See? This is why I do this blog; my readers are much smarter and better-informed than I am. Although, mind you, between mountpenguin, daggi, and the two people I talked to before I wrote that, we now have four variations on the story.
daggi's memory of the park on the south side of the station is absolutely correct (and I referred to it in the post: while the ground floor does indeed have those oh-so-necessary tenants, the upper floors seem to be, like so many other of Berlin's office buildings, pretty much deserted.
And so nice of William to be concerned about the social ecology of this situation, too. There should probably be a Gutter Punk Museum somewhere in Kreuzberg for them.

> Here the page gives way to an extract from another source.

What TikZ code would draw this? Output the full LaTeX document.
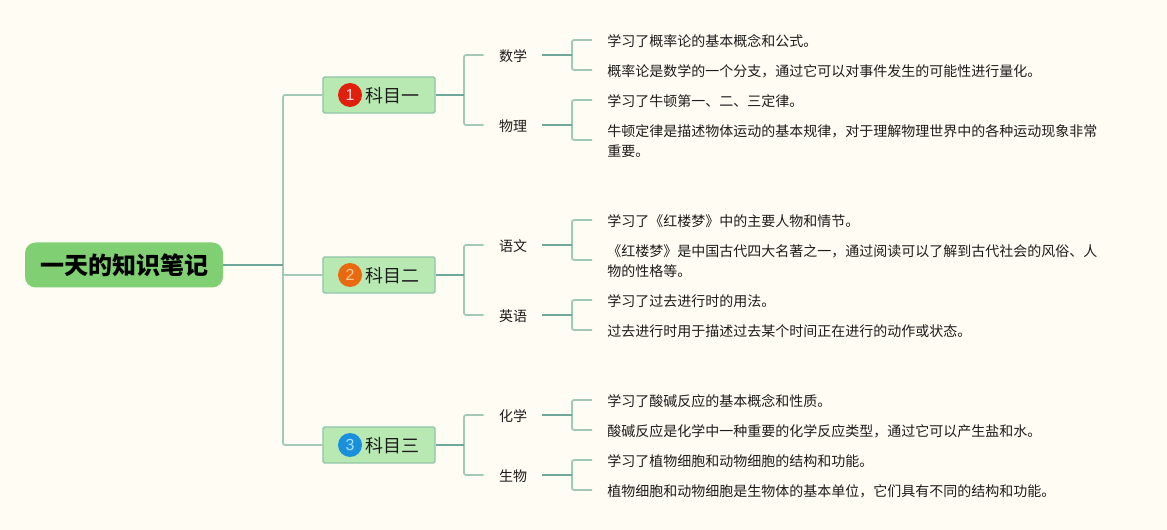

The GDR did have plans to build a shopping centre (aimed, presumably, at getting as much money out of western visitors as possible) on the site of that park, but the collapse of the state got rather in the way - so when it came to destroying urban green spaces on the Friedrichstraße the Stalinists were just as bad as the capitalists.
here we have it:
Ein grober Fehler ist dem Land Berlin außerdem beim Verkauf des Grundstücks zwischen Friedrichstraße und Spreeufer am Tränenpalast unterlaufen. Weil das Land auch eine Fläche, die der Bahn gehörte und auf die es einen Restitutionsanspruch gab, mit verkaufte, konnte der Investor nicht bauen. Er forderte nach vier Jahren 45 Millionen Euro Schadensersatz. Dazu kam es nicht, aber das Land Berlin erstattete dem Investor im Jahr 2004 die Hälfte seines Kaufpreises (rund acht Millionen Euro) und gab ihm angrenzende Grundstücke dazu.
So Berlin gave back half the purchase price and added in some land free.
This article says planning permission for the new building has been granted under the condition that the Tränenpalast is not, in any way, knocked down, even accidentally.
As a side note, during the 20s there was a plan to erect a tower by Mies van der Rohe on the site.
@daggi: you had fields? Luxury. When I were a lad we had to grind our fields from bare rock using only our fingernails.
Talking of GDR shopping centres, try out the eerily empty Dreispitz-Passage a bit further up the Friedrichstraße.
I can't imagine the caberet in the Dreispitzpassage being very entertaining with that atmosphere around the place. Though: all it needs is an Irish Pub and you'd have a slightly more dowdy version of the Europa-Center.